• _Exercise aim_
Copy exactly, and only, the lines between the start of the entries below and the line containing "err_70), (uptake_80, err_80)]", both inclusive. Omit pictures.

• _Records for processing_

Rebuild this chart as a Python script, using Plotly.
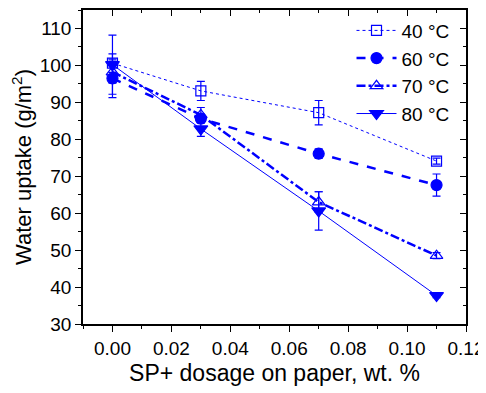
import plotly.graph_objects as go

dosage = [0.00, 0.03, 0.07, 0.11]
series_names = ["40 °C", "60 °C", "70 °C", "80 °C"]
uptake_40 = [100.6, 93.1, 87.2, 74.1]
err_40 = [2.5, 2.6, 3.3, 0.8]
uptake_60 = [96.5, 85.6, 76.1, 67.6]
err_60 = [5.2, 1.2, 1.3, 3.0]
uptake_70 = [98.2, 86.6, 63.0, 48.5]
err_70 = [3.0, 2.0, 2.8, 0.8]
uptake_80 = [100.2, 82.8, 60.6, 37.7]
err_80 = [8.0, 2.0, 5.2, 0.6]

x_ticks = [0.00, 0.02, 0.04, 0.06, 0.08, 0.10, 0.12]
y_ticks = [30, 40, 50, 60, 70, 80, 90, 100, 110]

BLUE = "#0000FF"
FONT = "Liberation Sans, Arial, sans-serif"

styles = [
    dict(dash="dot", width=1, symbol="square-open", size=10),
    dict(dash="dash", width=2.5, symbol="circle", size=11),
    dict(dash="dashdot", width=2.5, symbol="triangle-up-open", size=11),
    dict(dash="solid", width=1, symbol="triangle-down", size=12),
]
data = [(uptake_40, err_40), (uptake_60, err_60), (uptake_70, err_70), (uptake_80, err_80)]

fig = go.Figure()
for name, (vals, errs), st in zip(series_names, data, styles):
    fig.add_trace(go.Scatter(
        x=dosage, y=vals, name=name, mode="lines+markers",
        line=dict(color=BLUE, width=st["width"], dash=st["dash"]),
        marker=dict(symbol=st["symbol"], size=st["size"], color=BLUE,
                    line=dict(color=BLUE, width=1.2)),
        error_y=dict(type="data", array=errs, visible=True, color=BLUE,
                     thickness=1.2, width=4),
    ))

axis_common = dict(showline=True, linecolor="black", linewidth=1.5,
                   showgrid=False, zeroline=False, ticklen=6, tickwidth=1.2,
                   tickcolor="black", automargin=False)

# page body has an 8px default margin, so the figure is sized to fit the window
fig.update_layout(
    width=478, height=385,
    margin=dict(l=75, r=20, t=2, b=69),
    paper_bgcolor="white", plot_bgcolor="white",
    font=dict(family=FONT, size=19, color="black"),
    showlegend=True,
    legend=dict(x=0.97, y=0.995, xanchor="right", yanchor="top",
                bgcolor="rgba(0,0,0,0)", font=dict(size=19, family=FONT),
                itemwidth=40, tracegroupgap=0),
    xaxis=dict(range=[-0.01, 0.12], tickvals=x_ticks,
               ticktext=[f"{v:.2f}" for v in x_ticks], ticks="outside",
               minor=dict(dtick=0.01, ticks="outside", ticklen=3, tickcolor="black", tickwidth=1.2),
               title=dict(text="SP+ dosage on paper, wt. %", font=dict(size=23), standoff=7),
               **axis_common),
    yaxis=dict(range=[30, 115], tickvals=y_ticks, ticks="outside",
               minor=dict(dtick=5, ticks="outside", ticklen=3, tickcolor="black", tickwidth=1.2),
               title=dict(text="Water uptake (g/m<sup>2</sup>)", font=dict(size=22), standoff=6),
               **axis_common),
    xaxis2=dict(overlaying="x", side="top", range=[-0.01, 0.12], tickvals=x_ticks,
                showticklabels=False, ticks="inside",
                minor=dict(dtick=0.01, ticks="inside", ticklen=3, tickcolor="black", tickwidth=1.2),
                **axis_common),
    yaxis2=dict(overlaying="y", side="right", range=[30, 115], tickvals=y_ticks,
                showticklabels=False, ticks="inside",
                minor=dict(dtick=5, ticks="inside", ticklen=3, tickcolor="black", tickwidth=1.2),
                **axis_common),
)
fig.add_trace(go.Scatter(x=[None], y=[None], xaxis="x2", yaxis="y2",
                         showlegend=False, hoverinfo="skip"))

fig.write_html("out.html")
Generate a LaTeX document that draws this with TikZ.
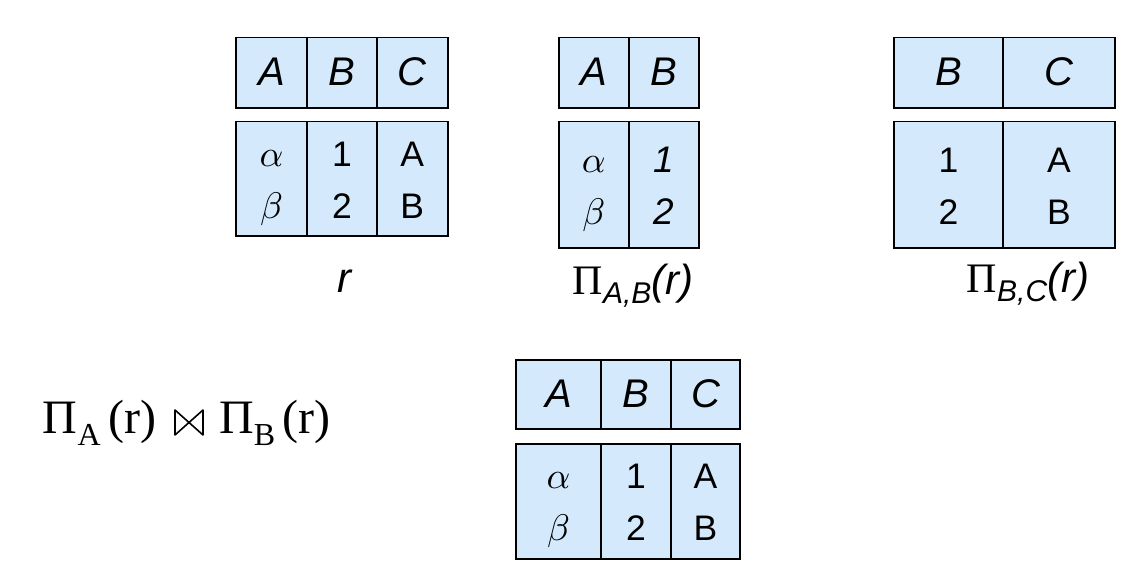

• _Exercise response_
Rebuild this chart as a Python script, using Plotly.
import plotly.graph_objects as go

dosage = [0.00, 0.03, 0.07, 0.11]
series_names = ["40 °C", "60 °C", "70 °C", "80 °C"]
uptake_40 = [100.6, 93.1, 87.2, 74.1]
err_40 = [2.5, 2.6, 3.3, 0.8]
uptake_60 = [96.5, 85.6, 76.1, 67.6]
err_60 = [5.2, 1.2, 1.3, 3.0]
uptake_70 = [98.2, 86.6, 63.0, 48.5]
err_70 = [3.0, 2.0, 2.8, 0.8]
uptake_80 = [100.2, 82.8, 60.6, 37.7]
err_80 = [8.0, 2.0, 5.2, 0.6]

x_ticks = [0.00, 0.02, 0.04, 0.06, 0.08, 0.10, 0.12]
y_ticks = [30, 40, 50, 60, 70, 80, 90, 100, 110]

BLUE = "#0000FF"
FONT = "Liberation Sans, Arial, sans-serif"

styles = [
    dict(dash="dot", width=1, symbol="square-open", size=10),
    dict(dash="dash", width=2.5, symbol="circle", size=11),
    dict(dash="dashdot", width=2.5, symbol="triangle-up-open", size=11),
    dict(dash="solid", width=1, symbol="triangle-down", size=12),
]
data = [(uptake_40, err_40), (uptake_60, err_60), (uptake_70, err_70), (uptake_80, err_80)]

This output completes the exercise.